**DIRECTIONS FOR THIS TASK**
Leave out the pictures and copy everything else below exactly.

**DATA SEGMENT**
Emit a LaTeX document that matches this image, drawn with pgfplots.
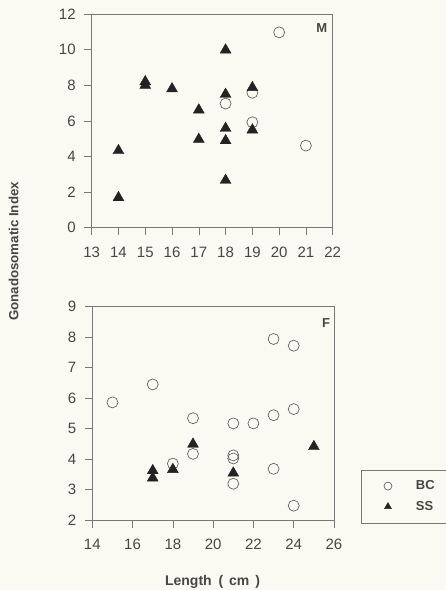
\documentclass[border=0pt]{standalone}
\usepackage{pgfplots}
\pgfplotsset{compat=1.18}
\usepackage{fontspec}
\setmainfont{Liberation Sans}
\definecolor{bg}{RGB}{251,250,242}
\definecolor{txt}{RGB}{70,70,70}
\definecolor{axg}{RGB}{120,120,120}
\definecolor{circ}{RGB}{100,100,100}
\definecolor{tri}{RGB}{35,35,35}
\pgfplotsset{
  common/.style={
    scale only axis,
    axis line style={draw=axg, line width=0.6pt},
    tick style={draw=axg, line width=0.6pt},
    tick align=outside,
    major tick length=7.5pt,
    xtick pos=bottom, ytick pos=left,
    /pgf/number format/assume math mode=true,
    ticklabel style={font=\fontsize{15}{15}\selectfont, text=txt},
    xticklabel style={yshift=-8pt},
    yticklabel style={xshift=-5pt},
  },
  bcstyle/.style={only marks, mark=o, mark size=5.5pt, draw=circ, mark options={line width=0.7pt}},
  ssstyle/.style={only marks, mark=triangle*, mark size=6.3pt, draw=tri, fill=tri, mark options={fill=tri, draw=tri}},
}
\begin{document}
\begin{tikzpicture}[x=1pt,y=1pt]
\fill[bg] (0pt,0pt) rectangle (446pt,590pt);
\useasboundingbox (0pt,0pt) rectangle (446pt,590pt);
% top panel (M)
\begin{axis}[common, at={(91.7pt,362.3pt)}, anchor=south west,
  width=241pt, height=213.7pt,
  xmin=13, xmax=22, ymin=0, ymax=12,
  xtick={13,...,22}, ytick={0,2,...,12}]
\addplot[bcstyle] coordinates {(18,6.97) (19,7.58) (19,5.92) (20,10.97) (21,4.61)};
\addplot[ssstyle] coordinates {(14,4.33) (14,1.69) (15,8.2) (15,8.0) (16,7.8) (17,6.61) (17,4.96)
  (18,9.98) (18,7.49) (18,5.58) (18,4.89) (18,2.66) (19,7.87) (19,5.49)};
\end{axis}
% bottom panel (F)
\begin{axis}[common, at={(92.3pt,70pt)}, anchor=south west,
  width=241.7pt, height=213.3pt,
  xmin=14, xmax=26, ymin=2, ymax=9,
  xtick={14,16,...,26}, ytick={2,...,9},
  legend style={at={(axis description cs:1.1105,0.2366)}, anchor=north west,
    draw=axg, fill=bg, line width=0.5pt, inner xsep=23pt, inner ysep=9pt,
    row sep=6pt,
    /tikz/every odd column/.append style={column sep=22pt},
    font=\fontsize{13}{13}\selectfont\bfseries, text=txt},
  legend cell align=left,
  legend image post style={mark size=4pt}]
\addplot[bcstyle] coordinates {(15,5.86) (17,6.45) (18,3.85) (19,5.34) (19,4.17) (21,5.17)
  (21,4.12) (21,4.02) (21,3.19) (22,5.17) (23,7.94) (23,5.44) (23,3.68) (24,7.72) (24,5.64) (24,2.47)};
\addlegendentry{BC\hspace{20pt}}
\addplot[ssstyle] coordinates {(17,3.62) (17,3.38) (18,3.66) (19,4.49) (21,3.54) (25,4.41)};
\addlegendentry{SS}
\end{axis}
\node[font=\fontsize{13}{13}\selectfont\bfseries, text=txt] at (321.7pt,562.3pt) {M};
\node[font=\fontsize{13}{13}\selectfont\bfseries, text=txt] at (326pt,267.3pt) {F};
\node[font=\fontsize{13.3}{13}\selectfont\bfseries, text=txt, rotate=90] at (13.5pt,338.5pt) {Gonadosomatic Index};
\node[font=\fontsize{14}{14}\selectfont\bfseries, text=txt] at (212.5pt,8.4pt) {Length\hspace{3pt} (\hspace{2pt} cm\hspace{2pt} )};
\end{tikzpicture}
\end{document}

**RESPONSE TO THIS EXERCISE**
Emit a LaTeX document that matches this image, drawn with pgfplots.
\documentclass[border=0pt]{standalone}
\usepackage{pgfplots}
\pgfplotsset{compat=1.18}
\usepackage{fontspec}
\setmainfont{Liberation Sans}
\definecolor{bg}{RGB}{251,250,242}
\definecolor{txt}{RGB}{70,70,70}
\definecolor{axg}{RGB}{120,120,120}
\definecolor{circ}{RGB}{100,100,100}
\definecolor{tri}{RGB}{35,35,35}
\pgfplotsset{
  common/.style={
    scale only axis,
    axis line style={draw=axg, line width=0.6pt},
    tick style={draw=axg, line width=0.6pt},
    tick align=outside,
    major tick length=7.5pt,
    xtick pos=bottom, ytick pos=left,
    /pgf/number format/assume math mode=true,
    ticklabel style={font=\fontsize{15}{15}\selectfont, text=txt},
    xticklabel style={yshift=-8pt},
    yticklabel style={xshift=-5pt},
  },
  bcstyle/.style={only marks, mark=o, mark size=5.5pt, draw=circ, mark options={line width=0.7pt}},
  ssstyle/.style={only marks, mark=triangle*, mark size=6.3pt, draw=tri, fill=tri, mark options={fill=tri, draw=tri}},
}
\begin{document}
\begin{tikzpicture}[x=1pt,y=1pt]
\fill[bg] (0pt,0pt) rectangle (446pt,590pt);
\useasboundingbox (0pt,0pt) rectangle (446pt,590pt);
% top panel (M)
\begin{axis}[common, at={(91.7pt,362.3pt)}, anchor=south west,
  width=241pt, height=213.7pt,
  xmin=13, xmax=22, ymin=0, ymax=12,
  xtick={13,...,22}, ytick={0,2,...,12}]
\addplot[bcstyle] coordinates {(18,6.97) (19,7.58) (19,5.92) (20,10.97) (21,4.61)};
\addplot[ssstyle] coordinates {(14,4.33) (14,1.69) (15,8.2) (15,8.0) (16,7.8) (17,6.61) (17,4.96)
  (18,9.98) (18,7.49) (18,5.58) (18,4.89) (18,2.66) (19,7.87) (19,5.49)};
\end{axis}
% bottom panel (F)
\begin{axis}[common, at={(92.3pt,70pt)}, anchor=south west,
  width=241.7pt, height=213.3pt,
  xmin=14, xmax=26, ymin=2, ymax=9,
  xtick={14,16,...,26}, ytick={2,...,9},
  legend style={at={(axis description cs:1.1105,0.2366)}, anchor=north west,
    draw=axg, fill=bg, line width=0.5pt, inner xsep=23pt, inner ysep=9pt,
    row sep=6pt,
    /tikz/every odd column/.append style={column sep=22pt},
    font=\fontsize{13}{13}\selectfont\bfseries, text=txt},
  legend cell align=left,
  legend image post style={mark size=4pt}]
\addplot[bcstyle] coordinates {(15,5.86) (17,6.45) (18,3.85) (19,5.34) (19,4.17) (21,5.17)
  (21,4.12) (21,4.02) (21,3.19) (22,5.17) (23,7.94) (23,5.44) (23,3.68) (24,7.72) (24,5.64) (24,2.47)};
\addlegendentry{BC\hspace{20pt}}
\addplot[ssstyle] coordinates {(17,3.62) (17,3.38) (18,3.66) (19,4.49) (21,3.54) (25,4.41)};
\addlegendentry{SS}
\end{axis}
\node[font=\fontsize{13}{13}\selectfont\bfseries, text=txt] at (321.7pt,562.3pt) {M};
\node[font=\fontsize{13}{13}\selectfont\bfseries, text=txt] at (326pt,267.3pt) {F};
\node[font=\fontsize{13.3}{13}\selectfont\bfseries, text=txt, rotate=90] at (13.5pt,338.5pt) {Gonadosomatic Index};
\node[font=\fontsize{14}{14}\selectfont\bfseries, text=txt] at (212.5pt,8.4pt) {Length\hspace{3pt} (\hspace{2pt} cm\hspace{2pt} )};
\end{tikzpicture}
\end{document}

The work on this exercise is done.